The audio book is read by Fern and is delivered, at times, with a blunt realism that portrays some incredibly self-aware insights to her life. It is sad, funny and relatable as her experiences are not uncommon. The book is less to increase understanding amongst neurotypical readers, but more for neurodivergent females to know they are not alone.

Fern describes a journey through education, addiction, eating disorder, self-disclosure, to using Google to look for support, diagnosis and inclusion. There are parts that could be difficult to read for someone still on the diagnostic journey, but throughout Fern is open and vulnerable discussing class, race, poverty and homelessness, a basic need to make enough money to get by and the ever-present sectarian divide that is still relevant in Scotland.

In an industry full of assumptions, prejudice and reputation, Fern fought against stereotypes and labels to gain respect from her peers and have a successful career in comedy.

Is the content in line with best practice/research evidence?

This is a personal story, but it does reflect the reality that many women face in trying to gain understanding and recognition of their neurodivergent identity.

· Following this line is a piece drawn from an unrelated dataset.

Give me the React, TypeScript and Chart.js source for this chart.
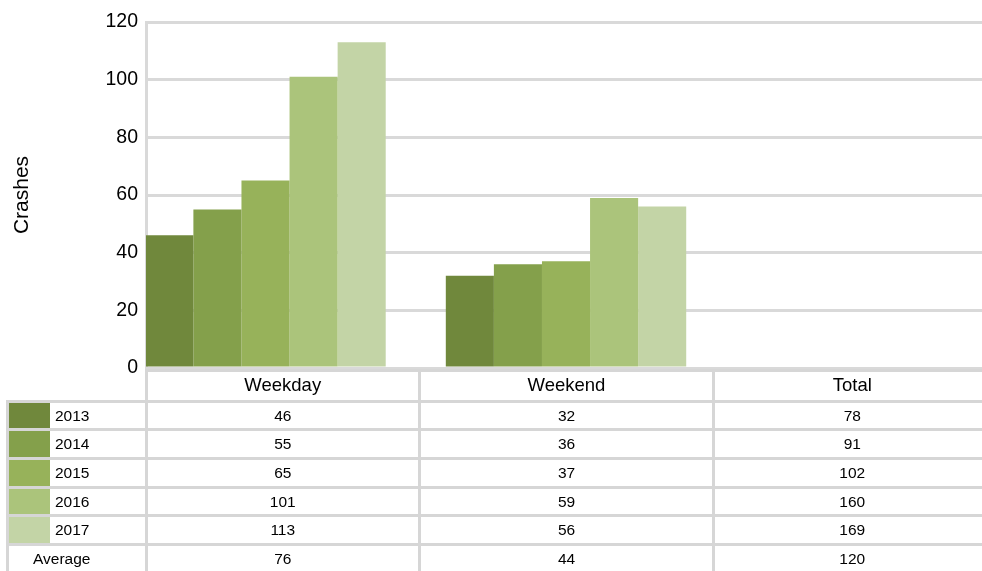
import React, { useEffect, useRef } from 'react';
import { Chart, registerables } from 'chart.js';

Chart.register(...registerables);

// ---- data ----
const categories = ['Weekday', 'Weekend', 'Total'];
const years = ['2013', '2014', '2015', '2016', '2017'];
const weekdayValues = [46, 55, 65, 101, 113];
const weekendValues = [32, 36, 37, 59, 56];
const totalValues = [78, 91, 102, 160, 169];
const averageLabel = 'Average';
const averageValues = [76, 44, 120];
const yAxisTitle = 'Crashes';
const yMin = 0;
const yMax = 120;
const yStep = 20;
const seriesColors = ['#70883c', '#84a04b', '#97b25a', '#abc47b', '#c3d4a6'];

const FONT = "'Liberation Sans', Arial, Helvetica, sans-serif";
const LINE = '#d6d6d6';
const LW = 3;

function ChartPart() {
  const ref = useRef<HTMLCanvasElement | null>(null);
  useEffect(() => {
    if (!ref.current) return;
    const datasets = years.map((yr, i) => ({
      label: yr,
      data: [
        { x: 0, y: weekdayValues[i] },
        { x: 1, y: weekendValues[i] },
      ],
      backgroundColor: seriesColors[i],
      borderWidth: 0,
      categoryPercentage: 0.8,
      barPercentage: 1.0,
    }));
    const chart = new Chart(ref.current, {
      type: 'bar',
      data: { datasets },
      options: {
        responsive: false,
        animation: false,
        layout: { padding: { top: 22, bottom: 22, left: 0, right: 0 } },
        plugins: { legend: { display: false }, tooltip: { enabled: false } },
        scales: {
          x: {
            type: 'linear',
            display: false,
            offset: false,
            min: -0.3977,
            max: 2.3843,
            afterBuildTicks: (scale: any) => {
              scale.ticks = [{ value: 0 }];
            },
          },
          y: {
            min: yMin,
            max: yMax,
            afterFit: (scale: any) => {
              scale.width = 146;
            },
            ticks: {
              stepSize: yStep,
              padding: 8,
              color: '#000',
              font: { family: FONT, size: 19.5 },
            },
            grid: { color: '#d9d9d9', lineWidth: LW, drawTicks: false },
            border: { display: true, color: '#d9d9d9', width: LW },
            title: {
              display: true,
              text: yAxisTitle,
              color: '#000',
              font: { family: FONT, size: 21 },
              padding: { top: 10, bottom: 0 },
            },
          },
        },
      },
    } as any);
    return () => chart.destroy();
  }, []);
  return (
    <canvas
      ref={ref}
      width={982}
      height={390}
      style={{ position: 'absolute', left: 0, top: 0, width: 982, height: 390, display: 'block' }}
    />
  );
}

function TablePart() {
  const colX = [146, 419.5, 713.5, 991];
  const leftX = 7.5;
  const headerTop = 370;
  const rowLines = [401, 429.7, 458.4, 487.1, 515.8, 544.5, 573.2];
  const bottom = 580;
  const els: React.ReactNode[] = [];
  let k = 0;
  const line = (l: number, t: number, w: number, h: number) =>
    els.push(
      <div key={k++} style={{ position: 'absolute', left: l, top: t, width: w, height: h, background: LINE }} />
    );
  const text = (l: number, t: number, w: number, h: number, s: string | number, size: number, align: string) =>
    els.push(
      <div
        key={k++}
        style={{
          position: 'absolute',
          left: l,
          top: t,
          width: w,
          height: h,
          display: 'flex',
          alignItems: 'center',
          justifyContent: align,
          fontFamily: FONT,
          fontSize: size,
          color: '#000',
          lineHeight: 1,
          whiteSpace: 'nowrap',
        }}
      >
        {s}
      </div>
    );

  // header
  line(colX[0] - LW / 2, headerTop - LW / 2, colX[3] - colX[0] + LW, LW);
  for (let j = 0; j < 3; j++) {
    text(colX[j], headerTop, colX[j + 1] - colX[j], rowLines[0] - headerTop, categories[j], 18.5, 'center');
  }
  // row lines
  rowLines.forEach((y) => line(leftX - LW / 2, y - LW / 2, colX[3] - leftX + LW, LW));
  // vertical lines
  line(leftX - LW / 2, rowLines[0] - LW / 2, LW, bottom - rowLines[0]);
  for (let j = 0; j < 3; j++) line(colX[j] - LW / 2, headerTop - LW / 2, LW, bottom - headerTop);

  const rows = years.map((y, i) => [weekdayValues[i], weekendValues[i], totalValues[i]]);
  years.forEach((yr, i) => {
    const t = rowLines[i];
    const h = rowLines[i + 1] - rowLines[i];
    els.push(
      <div
        key={k++}
        style={{
          position: 'absolute',
          left: leftX + LW / 2,
          top: t + LW / 2,
          width: 50 - (leftX + LW / 2),
          height: h - LW,
          background: seriesColors[i],
        }}
      />
    );
    text(55, t, 80, h, yr, 15.5, 'flex-start');
    for (let j = 0; j < 3; j++) text(colX[j], t, colX[j + 1] - colX[j], h, rows[i][j], 15.5, 'center');
  });
  {
    const t = rowLines[5];
    const h = rowLines[6] - rowLines[5];
    text(33, t, 110, h, averageLabel, 15.5, 'flex-start');
    for (let j = 0; j < 3; j++) text(colX[j], t, colX[j + 1] - colX[j], h, averageValues[j], 15.5, 'center');
  }
  return <>{els}</>;
}

export default function App() {
  return (
    <div
      style={{
        position: 'absolute',
        left: 0,
        top: 0,
        width: 982,
        height: 571,
        overflow: 'hidden',
        background: '#fff',
      }}
    >
      <ChartPart />
      <TablePart />
    </div>
  );
}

It demonstrates the complexity of family relationships not only through the teen years but into adulthood, the risks and missed opportunities to provide support at the right time to Fern, how this impacted on her relationship with her mum and dad and how this is today.

There are great examples of how Fern sees the world through her autism and how this could come across to others - such as black and white thinking, lacking remorse or minimising trauma.

Fern does not see herself as brave, just honest and starkly self-aware. Successfully pursuing her career she highlights there will always be autism, not a superpower but a lifelong part of her that she shares with the reader.

Would the book be helpful to its target reader?  If so, how? Would it be helpful to anyone else?

Firstly, it is a good read. The relatable, self-deprecating Fern allows the reader to see a true and candid version of herself and this could be empowering for autistic young women or parents of autistic teens on their journey.

Some of the content could be triggering and does have an adult theme though not at all sensationalised. Everyone will learn something from reading this whether they are neurotypical, neurodivergent or curious.

There is a lot in the book for those in education and the medical professions which could lead to better understanding of autism in girls and women. It helps break down some of the stereotypical tick boxes of autism and it could be an enlightening read for many.

What is your final, overall opinion on the book?

The reviewers enjoyed the book immensely. It is funny, challenging and thought-provoking. For those with lived experience or experience supporting young neurodivergent females there will be something in this book which the readers will find relatable, although we recognise that everyone’s story is unique to them.

We would recommend the book for readers 18 and over due to some of the adult content.

From a professional perspective, we recognise the demand for this type of literature and ongoing research in the identification, assessment and support for neurodivergent girls and women.